Perpendicular magnetic anisotropy study of CoFeB/Ni multilayers by anomalous Hall effect

The CoFeB/Ni multilayers with Pt underlayer are prepared by magnetron sputtering technique and the perpendicular magnetic anisotropy (PMA) of each of the samples is studied by anomalous Hall effect (AHE) method. The PMA of CoFeB/Ni multilayer is dependent on the thickness of Pt, Co, CoFeB and the number of CoFeB/Ni bilayers strongly. It is found that the sample structured as Pt(4)/[CoFeB(t(CoFeB))/Ni(0.3)](2)/ Pt(1.0) has a good PMA when the CoFeB thickness is 0.4 nm for the interface anisotropy dominated in the multilayer. So the CoFeB thickness is fixed at 0.4 nm. The effect of Ni thickness on multilayer PMA is also studied. The PMA of the sample is kept relatively well and the Hall resistance (R-Hall) decreases as the Ni thickness increases. Meanwhile the coercivity (H-C) fluctuates in a small range. When the Ni thickness is 0.3 nm, the remanence squareness of the sample is very good and the Hall effect is strongest. The influence of period number n on the sample PMA is significant for it changes the interface of the sample. When n is 3, the sample has a very good remanence squareness, for the interface effect is obvious and the magnetization reversal process is consistent. The Pt underlayer shows a great effect on the PMA performance of the sample, for it can change the (111) texture of the multilayer.

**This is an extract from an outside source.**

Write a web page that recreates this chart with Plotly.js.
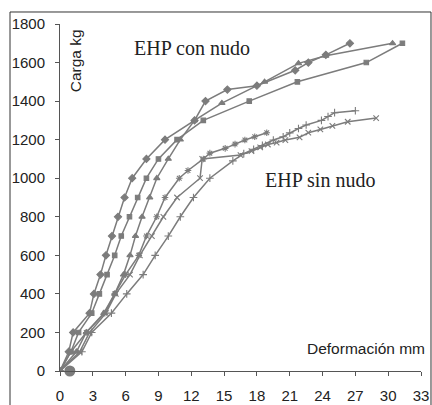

The results show that when the Pt thickness is 4 nm, the remanence squareness is good and the sample has a suitable H-C. So the optimum CoFeB/Ni multilayer with an excellent performance of PMA is structured as Pt(4)/[CoFeB(0.4)/Ni(0.3)](3)/Pt(1.0). Its anisotropy constant K-eff is 2.2 x 10(6) erg/cm(3) (1 erg/cm(3) = 10(-1) J/m(3)) which indicates that the sample has an excellent PMA and its interface anisotropy is the main reason for making the K-eff have a larger value. The magnetic layer thickness of the optimum sample is 2.1 nm and the total thickness of it is less than 8 nm. The integration with device can be studied further. Furthermore, H-C of the CoFeB/Ni multilayer is relatively small and can be increased by inserting the oxidation layer or other ways.